Payment pages must make use of a modern version of TLS (e.g., TLS 1.2) as it significantly reduces the risk of you or your customers being exposed to a man-in-the-middle attack. TLS attempts to accomplish the following:

  • Encrypt and verify the integrity of traffic between the client and your server

  • Verify that the client is communicating with the correct server. In practice, this usually means verifying that the owner of the domain and the owner of the server are the same entity. This helps prevent man-in-the-middle attacks. Without it, there's no guarantee that you're encrypting traffic to the right recipient.

Additionally, your customers are more comfortable sharing sensitive information on pages visibly served over HTTPS, which can help increase your customer conversion rate.

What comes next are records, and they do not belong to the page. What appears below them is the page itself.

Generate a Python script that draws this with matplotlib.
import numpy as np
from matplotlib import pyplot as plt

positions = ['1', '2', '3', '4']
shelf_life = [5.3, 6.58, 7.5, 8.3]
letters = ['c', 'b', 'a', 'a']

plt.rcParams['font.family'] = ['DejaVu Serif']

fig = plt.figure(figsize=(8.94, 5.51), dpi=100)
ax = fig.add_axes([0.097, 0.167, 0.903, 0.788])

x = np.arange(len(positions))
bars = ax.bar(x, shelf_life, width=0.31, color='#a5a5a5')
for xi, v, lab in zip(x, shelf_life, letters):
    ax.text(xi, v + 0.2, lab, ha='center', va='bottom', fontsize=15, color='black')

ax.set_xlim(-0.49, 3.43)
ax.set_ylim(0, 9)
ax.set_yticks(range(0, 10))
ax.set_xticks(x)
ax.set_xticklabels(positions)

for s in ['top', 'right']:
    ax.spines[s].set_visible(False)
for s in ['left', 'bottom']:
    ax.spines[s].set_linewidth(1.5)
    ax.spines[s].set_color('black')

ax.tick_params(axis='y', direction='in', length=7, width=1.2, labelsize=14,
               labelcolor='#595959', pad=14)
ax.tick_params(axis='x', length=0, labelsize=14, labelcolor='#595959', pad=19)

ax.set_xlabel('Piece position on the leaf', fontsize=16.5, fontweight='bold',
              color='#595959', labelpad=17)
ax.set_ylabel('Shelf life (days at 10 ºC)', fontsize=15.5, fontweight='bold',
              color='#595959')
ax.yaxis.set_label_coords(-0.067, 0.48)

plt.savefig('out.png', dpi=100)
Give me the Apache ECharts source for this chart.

Supported authentication methods

API Keys

Some APIs use API keys for authorization. An API key is a token that a client provides when making API calls. The key can be sent in the query string:

GET /something?application-key=[Key]
or as a request header:
GET /something HTTP/1.1
Application-Key: [Key]

API keys are supposed to be a secret that only the client and server know. Like Basic authentication, API key-based authentication is only considered secure if used together with other security mechanisms such as HTTPS/SSL.

Bearer Authentication

Bearer authentication (also called token authentication) is an HTTP authentication scheme that involves security tokens called bearer tokens. The name “Bearer authentication” can be understood as “give access to the bearer of this token.” The bearer token is a cryptic string, usually generated by the server in response to a login request. The client must send this token in the Authorization header when making requests to protected resources:

Authorization: Bearer <token>

The Bearer authentication scheme was originally created as part of OAuth 2.0 in RFC 6750, but is sometimes also used on its own. Similarly to Basic authentication, Bearer authentication should only be used over HTTPS (SSL).